Keywords
CaO carbonation
NaOH
Shrinking core model
Thermogravimetric analyzer
Abstract
Calcium oxide (CaO) and sodium hydroxide (NaOH) have been used among various solid sorbents for CO2 capture. Therefore, it is necessary to study the major controlling steps between the reactions of CO2 and solid sorbents. The CO2 uptake and the rate constant of the CO2-CaO and CO2-NaOH reactions were investigated using atmosphere thermogravimetric analyzer (ATGA) to understand its reaction mechanisms and speed span. A shrinking core model was utilized to determine the rate controlling steps, mass transfer coefficient, diffusion coefficient, and the time for complete conversion of a particle at ash diffusion controls regime.
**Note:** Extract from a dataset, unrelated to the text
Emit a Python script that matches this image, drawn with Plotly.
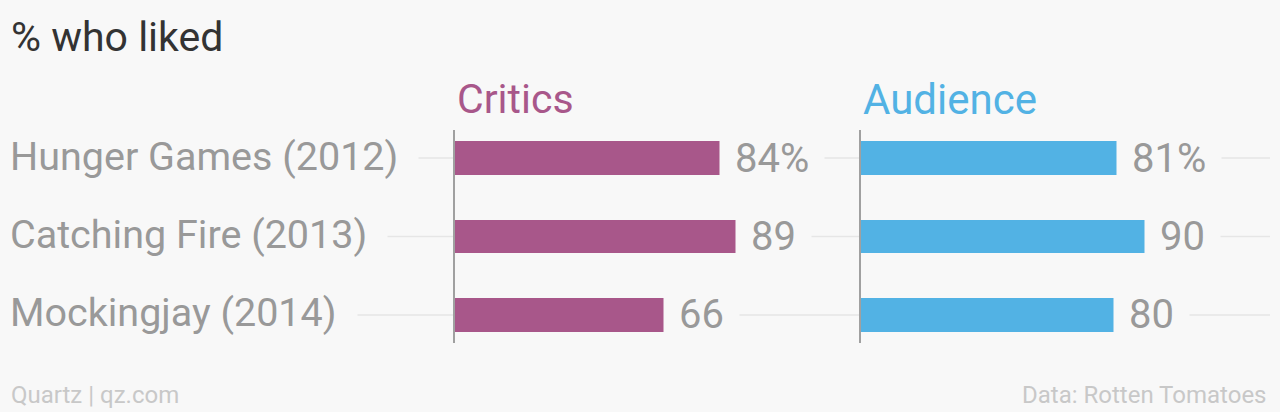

The results have been shown that the time for complete conversion of CaO and NaOH particles is chemical reaction controls regime for carbonation cycle. The chemical reaction was found to be the major controlling step reaction at initial minutes. After that the product layer diffusion became gradually more dominant controlling step in CO2-CaO and CO2-NaOH reactions. Therefore, the results been shown that diffusion mechanism is the main dominant regime for the remaining reaction cycle. These outcomes contribute to the understanding of how CO2 reacts with CaO and NaOH solid sorbents at various temperature ranges.